Last year, it will be recalled, a similar meeting in Fez ended in humiliating disarray. Saudi Arabia could not deliver US support for its peace plan, Syria decided at the last moment to stay away, and the conference collapsed. This time the Arab moderates and Arab ''confrontationists'' at least got together and agreed on a joint approach - an outcome no doubt spurred by the Reagan administration's indication that it is prepared to engage itself seriously in the peace process.
Substantively, the joint plan seems to be basically a reworking of the eight-point Saudi plan. It clearly is unacceptable to Israel. It also departs from the proposals put forth by the United States, calling as it does for the establishment of a Palestinian state in the West Bank with East Jerusalem as its capital and the dismantling of existing Jewish settlements.
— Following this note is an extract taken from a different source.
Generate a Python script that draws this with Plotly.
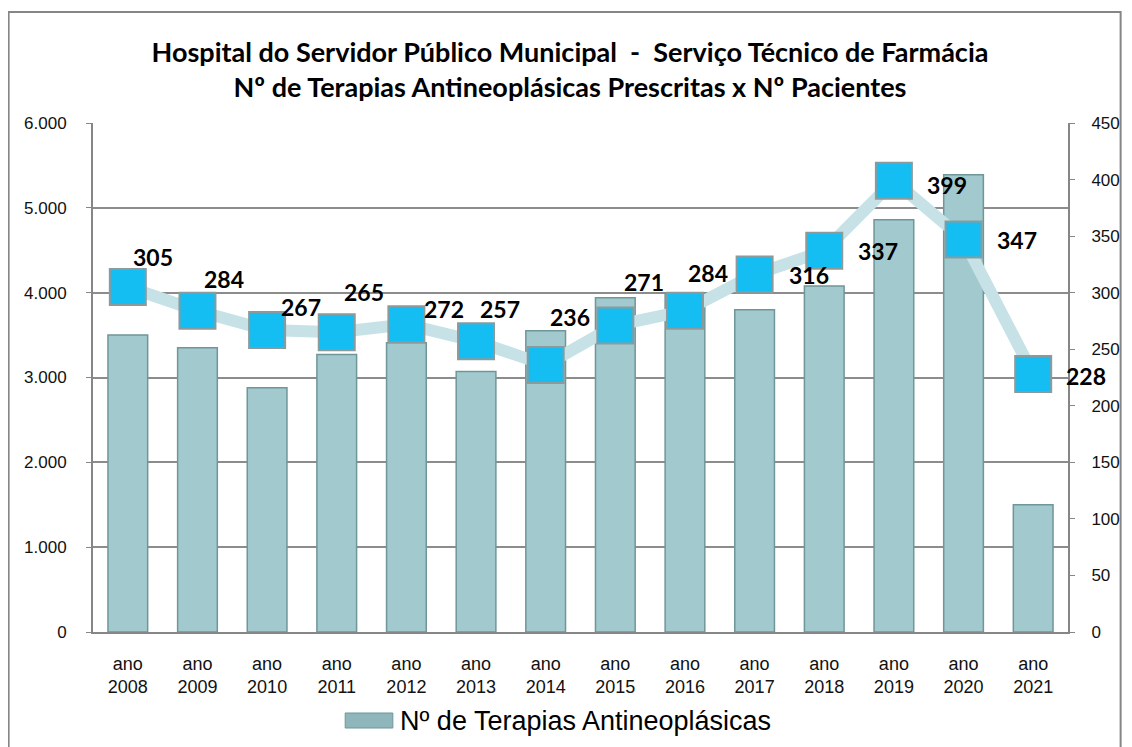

One of course could not have expected the Arabs to embrace the Reagan plan as their initial position. But it does seem that a more forthcoming response would have had a better chance of persuading moderate opinion in Israel that the Arabs truly want an accommodation. The domestic political pressures on Mr. Begin might have been heightened.
Yet the Arab plan contains some positive elements. Most important, it gives implicit recognition to Israel by leaving to the United Nations Security Council the task of guaranteeing the security of ''states in the region'' - a proposal favored by the Tunisians. Acceptance of this formulation by all shades of Arab opinion on an issue of such basic concern to Israel can be viewed as encouraging.
Bridging the difference between Israel's peremptory rejection of the Reagan initiative and the Arabs' counterpoint will be a big challenge, to put it mildly. But the President appears to be achieving his early objective - to unscramble the Mideast diplomatic stalemate, stir reactions, and build public momentum for a renewed peace negotiation. In this context, the Fez summit meeting can be counted a success for US diplomacy.